### Data segment
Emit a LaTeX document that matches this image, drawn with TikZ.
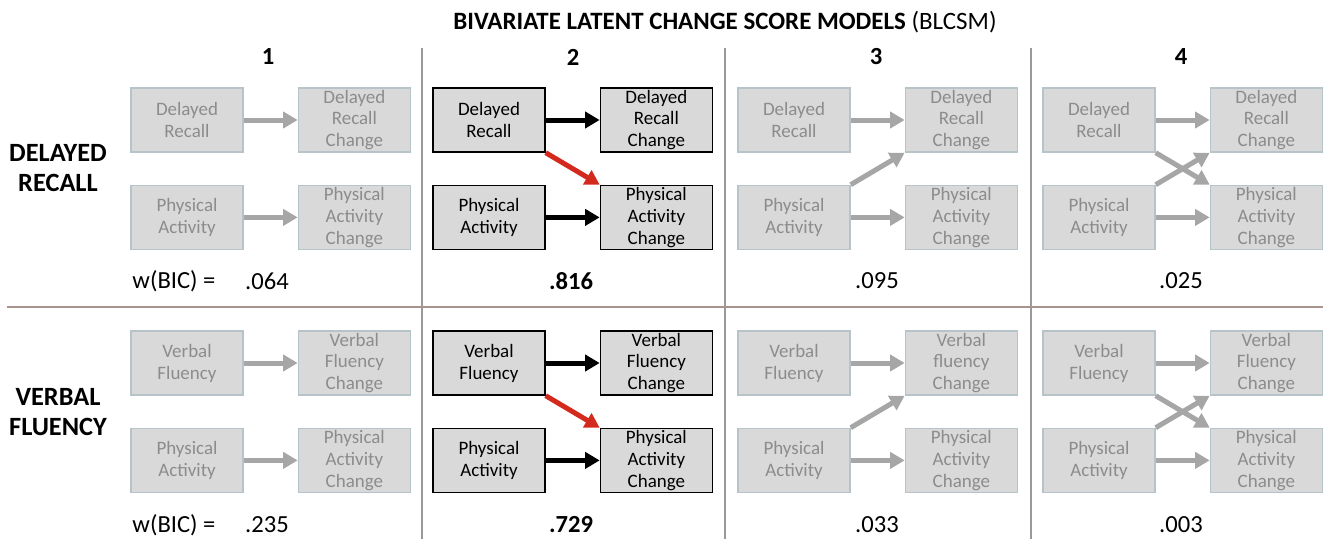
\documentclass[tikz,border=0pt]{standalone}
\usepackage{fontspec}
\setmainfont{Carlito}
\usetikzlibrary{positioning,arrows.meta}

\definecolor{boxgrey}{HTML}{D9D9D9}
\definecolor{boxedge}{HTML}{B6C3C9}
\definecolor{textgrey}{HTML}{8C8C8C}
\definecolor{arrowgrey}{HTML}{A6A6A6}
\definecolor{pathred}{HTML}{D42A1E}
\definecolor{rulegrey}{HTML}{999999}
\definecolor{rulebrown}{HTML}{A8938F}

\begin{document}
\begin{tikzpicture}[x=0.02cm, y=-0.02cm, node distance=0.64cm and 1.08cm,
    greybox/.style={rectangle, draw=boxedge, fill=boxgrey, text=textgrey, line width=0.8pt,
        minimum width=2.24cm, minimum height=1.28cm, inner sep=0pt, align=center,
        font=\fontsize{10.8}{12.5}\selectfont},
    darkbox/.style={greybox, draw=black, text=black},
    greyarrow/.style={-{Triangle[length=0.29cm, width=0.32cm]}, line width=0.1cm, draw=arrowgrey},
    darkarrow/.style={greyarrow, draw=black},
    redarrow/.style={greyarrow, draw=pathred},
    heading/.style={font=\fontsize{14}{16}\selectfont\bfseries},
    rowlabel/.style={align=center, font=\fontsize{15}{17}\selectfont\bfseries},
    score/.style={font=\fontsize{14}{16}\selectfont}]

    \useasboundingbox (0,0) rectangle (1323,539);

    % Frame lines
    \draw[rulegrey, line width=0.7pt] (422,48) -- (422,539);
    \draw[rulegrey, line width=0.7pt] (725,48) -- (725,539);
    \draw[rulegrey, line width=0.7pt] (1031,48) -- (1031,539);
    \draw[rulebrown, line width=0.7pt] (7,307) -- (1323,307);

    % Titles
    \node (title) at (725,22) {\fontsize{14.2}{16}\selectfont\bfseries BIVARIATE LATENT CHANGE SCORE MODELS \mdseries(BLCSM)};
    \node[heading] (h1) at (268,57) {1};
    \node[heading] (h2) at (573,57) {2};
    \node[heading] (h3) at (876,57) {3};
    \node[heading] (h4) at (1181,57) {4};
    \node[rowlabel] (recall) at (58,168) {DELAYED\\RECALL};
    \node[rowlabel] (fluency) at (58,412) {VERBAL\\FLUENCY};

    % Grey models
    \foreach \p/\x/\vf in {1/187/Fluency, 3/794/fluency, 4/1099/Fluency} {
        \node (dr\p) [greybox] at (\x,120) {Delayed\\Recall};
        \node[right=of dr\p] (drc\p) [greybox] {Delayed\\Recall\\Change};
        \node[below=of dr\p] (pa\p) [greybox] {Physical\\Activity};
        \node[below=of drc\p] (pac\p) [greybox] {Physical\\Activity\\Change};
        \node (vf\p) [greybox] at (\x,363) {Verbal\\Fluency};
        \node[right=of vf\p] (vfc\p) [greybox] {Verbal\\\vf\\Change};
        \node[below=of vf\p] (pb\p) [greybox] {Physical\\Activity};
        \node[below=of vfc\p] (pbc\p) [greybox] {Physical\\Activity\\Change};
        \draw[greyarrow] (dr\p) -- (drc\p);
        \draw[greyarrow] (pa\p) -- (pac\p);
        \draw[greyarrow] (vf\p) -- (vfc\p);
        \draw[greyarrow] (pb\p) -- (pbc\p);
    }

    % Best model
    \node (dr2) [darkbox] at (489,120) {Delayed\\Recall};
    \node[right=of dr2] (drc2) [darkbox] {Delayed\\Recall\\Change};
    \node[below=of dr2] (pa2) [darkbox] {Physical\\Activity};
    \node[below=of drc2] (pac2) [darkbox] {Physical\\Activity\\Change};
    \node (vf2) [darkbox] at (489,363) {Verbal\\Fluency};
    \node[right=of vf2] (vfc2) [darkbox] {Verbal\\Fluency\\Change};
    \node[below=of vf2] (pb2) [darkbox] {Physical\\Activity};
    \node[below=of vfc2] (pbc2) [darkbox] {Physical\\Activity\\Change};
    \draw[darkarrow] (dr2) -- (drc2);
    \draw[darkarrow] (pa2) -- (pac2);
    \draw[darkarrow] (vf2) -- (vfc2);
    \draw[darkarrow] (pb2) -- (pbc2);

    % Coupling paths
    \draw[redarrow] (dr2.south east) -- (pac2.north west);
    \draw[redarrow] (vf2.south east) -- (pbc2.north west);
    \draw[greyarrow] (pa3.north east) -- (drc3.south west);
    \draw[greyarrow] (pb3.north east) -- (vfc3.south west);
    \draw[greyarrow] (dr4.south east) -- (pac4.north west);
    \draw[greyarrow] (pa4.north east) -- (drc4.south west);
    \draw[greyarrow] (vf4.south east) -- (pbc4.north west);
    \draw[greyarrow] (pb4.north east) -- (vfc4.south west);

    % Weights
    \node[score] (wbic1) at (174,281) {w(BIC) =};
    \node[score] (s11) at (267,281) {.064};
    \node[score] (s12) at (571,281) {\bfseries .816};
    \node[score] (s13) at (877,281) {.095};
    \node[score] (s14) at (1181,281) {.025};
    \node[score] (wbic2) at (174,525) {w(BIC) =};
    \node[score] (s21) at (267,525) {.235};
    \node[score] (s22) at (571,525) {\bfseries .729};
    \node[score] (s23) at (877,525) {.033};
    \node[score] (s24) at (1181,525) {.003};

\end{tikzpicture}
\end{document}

### Job
Repeat the material above in full and unchanged, minus its images.

### Task response
Emit a LaTeX document that matches this image, drawn with TikZ.
\documentclass[tikz,border=0pt]{standalone}
\usepackage{fontspec}
\setmainfont{Carlito}
\usetikzlibrary{positioning,arrows.meta}

\definecolor{boxgrey}{HTML}{D9D9D9}
\definecolor{boxedge}{HTML}{B6C3C9}
\definecolor{textgrey}{HTML}{8C8C8C}
\definecolor{arrowgrey}{HTML}{A6A6A6}
\definecolor{pathred}{HTML}{D42A1E}
\definecolor{rulegrey}{HTML}{999999}
\definecolor{rulebrown}{HTML}{A8938F}

\begin{document}
\begin{tikzpicture}[x=0.02cm, y=-0.02cm, node distance=0.64cm and 1.08cm,
    greybox/.style={rectangle, draw=boxedge, fill=boxgrey, text=textgrey, line width=0.8pt,
        minimum width=2.24cm, minimum height=1.28cm, inner sep=0pt, align=center,
        font=\fontsize{10.8}{12.5}\selectfont},
    darkbox/.style={greybox, draw=black, text=black},
    greyarrow/.style={-{Triangle[length=0.29cm, width=0.32cm]}, line width=0.1cm, draw=arrowgrey},
    darkarrow/.style={greyarrow, draw=black},
    redarrow/.style={greyarrow, draw=pathred},
    heading/.style={font=\fontsize{14}{16}\selectfont\bfseries},
    rowlabel/.style={align=center, font=\fontsize{15}{17}\selectfont\bfseries},
    score/.style={font=\fontsize{14}{16}\selectfont}]

    \useasboundingbox (0,0) rectangle (1323,539);

    % Frame lines
    \draw[rulegrey, line width=0.7pt] (422,48) -- (422,539);
    \draw[rulegrey, line width=0.7pt] (725,48) -- (725,539);
    \draw[rulegrey, line width=0.7pt] (1031,48) -- (1031,539);
    \draw[rulebrown, line width=0.7pt] (7,307) -- (1323,307);

    % Titles
    \node (title) at (725,22) {\fontsize{14.2}{16}\selectfont\bfseries BIVARIATE LATENT CHANGE SCORE MODELS \mdseries(BLCSM)};
    \node[heading] (h1) at (268,57) {1};
    \node[heading] (h2) at (573,57) {2};
    \node[heading] (h3) at (876,57) {3};
    \node[heading] (h4) at (1181,57) {4};
    \node[rowlabel] (recall) at (58,168) {DELAYED\\RECALL};
    \node[rowlabel] (fluency) at (58,412) {VERBAL\\FLUENCY};

    % Grey models
    \foreach \p/\x/\vf in {1/187/Fluency, 3/794/fluency, 4/1099/Fluency} {
        \node (dr\p) [greybox] at (\x,120) {Delayed\\Recall};
        \node[right=of dr\p] (drc\p) [greybox] {Delayed\\Recall\\Change};
        \node[below=of dr\p] (pa\p) [greybox] {Physical\\Activity};
        \node[below=of drc\p] (pac\p) [greybox] {Physical\\Activity\\Change};
        \node (vf\p) [greybox] at (\x,363) {Verbal\\Fluency};
        \node[right=of vf\p] (vfc\p) [greybox] {Verbal\\\vf\\Change};
        \node[below=of vf\p] (pb\p) [greybox] {Physical\\Activity};
        \node[below=of vfc\p] (pbc\p) [greybox] {Physical\\Activity\\Change};
        \draw[greyarrow] (dr\p) -- (drc\p);
        \draw[greyarrow] (pa\p) -- (pac\p);
        \draw[greyarrow] (vf\p) -- (vfc\p);
        \draw[greyarrow] (pb\p) -- (pbc\p);
    }

    % Best model
    \node (dr2) [darkbox] at (489,120) {Delayed\\Recall};
    \node[right=of dr2] (drc2) [darkbox] {Delayed\\Recall\\Change};
    \node[below=of dr2] (pa2) [darkbox] {Physical\\Activity};
    \node[below=of drc2] (pac2) [darkbox] {Physical\\Activity\\Change};
    \node (vf2) [darkbox] at (489,363) {Verbal\\Fluency};
    \node[right=of vf2] (vfc2) [darkbox] {Verbal\\Fluency\\Change};
    \node[below=of vf2] (pb2) [darkbox] {Physical\\Activity};
    \node[below=of vfc2] (pbc2) [darkbox] {Physical\\Activity\\Change};
    \draw[darkarrow] (dr2) -- (drc2);
    \draw[darkarrow] (pa2) -- (pac2);
    \draw[darkarrow] (vf2) -- (vfc2);
    \draw[darkarrow] (pb2) -- (pbc2);

    % Coupling paths
    \draw[redarrow] (dr2.south east) -- (pac2.north west);
    \draw[redarrow] (vf2.south east) -- (pbc2.north west);
    \draw[greyarrow] (pa3.north east) -- (drc3.south west);
    \draw[greyarrow] (pb3.north east) -- (vfc3.south west);
    \draw[greyarrow] (dr4.south east) -- (pac4.north west);
    \draw[greyarrow] (pa4.north east) -- (drc4.south west);
    \draw[greyarrow] (vf4.south east) -- (pbc4.north west);
    \draw[greyarrow] (pb4.north east) -- (vfc4.south west);

    % Weights
    \node[score] (wbic1) at (174,281) {w(BIC) =};
    \node[score] (s11) at (267,281) {.064};
    \node[score] (s12) at (571,281) {\bfseries .816};
    \node[score] (s13) at (877,281) {.095};
    \node[score] (s14) at (1181,281) {.025};
    \node[score] (wbic2) at (174,525) {w(BIC) =};
    \node[score] (s21) at (267,525) {.235};
    \node[score] (s22) at (571,525) {\bfseries .729};
    \node[score] (s23) at (877,525) {.033};
    \node[score] (s24) at (1181,525) {.003};

\end{tikzpicture}
\end{document}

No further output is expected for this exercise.